On 1/14/14, 11:15 AM, Tom Lane wrote:
>> How about:
>> > (a) = SELECT 1;
>> > (a, b) = SELECT 1, 2;
>> > (a, b) = INSERT INTO foo RETURNING col1, col2;
>> >Same semantics: TOO_MANY_ROWS on rows > 1, sets FOUND and row_count.
>> >AFAICT this can be parsed unambiguously, too, and we don't need to look
>> >at the query string because this is new syntax.
> The idea of inventing new syntax along this line seems like a positive
> direction to pursue. Since assignment already rejects multiple rows
> from the source expression, this wouldn't be weirdly inconsistent.
Do we actually support = right now? We already support
v_field := field FROM table ... ;
and I think it's a bad idea to have different meaning for = and :=.

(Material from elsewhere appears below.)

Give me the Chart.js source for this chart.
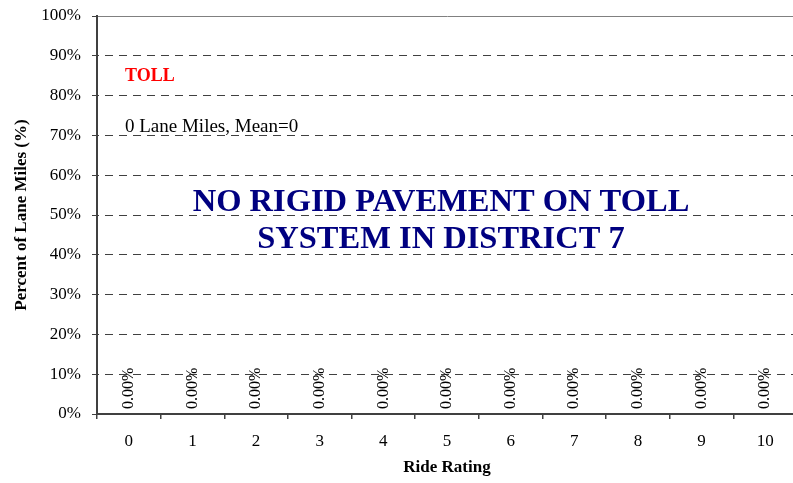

> I'm not too sure what it'd take to make this work. Right now,
>
> SELECT (SELECT x, y FROM foo WHERE id = 42);
>
> would generate "ERROR: subquery must return only one column", but
> I think it's mostly a historical artifact that it does that rather than
> returning a composite value (of an anonymous record type). If we were
> willing to make that change then it seems like it'd be pretty
> straightforward to teach plpgsql to handle
>
> (a, b, ...) = row-valued-expression
>
> where there wouldn't actually be any need to parse the RHS any differently
> from the way plpgsql parses an assignment RHS right now. Which would be
> a good thing IMO. If we don't generalize the behavior of scalar
> subqueries then plpgsql would have to jump through a lot of hoops to
> support the subselect case.
I have no idea if this is related or not, but I would REALLY like for this to work (doesn't in 8.4, AFAIK not in 9.1
either...)
CREATE FUNCTION f(int) RETURNS text STABLE LANGUAGE sql AS ( SELECT field FROM table WHERE table_id = $1 );
SELECT f(blah_id) FROM ...
to be equivalent to
SELECT ( SELECT field FROM table WHERE table_id = blah_id ) FROM ...
That would make it very easy to do a lot of code simplification with no performance loss.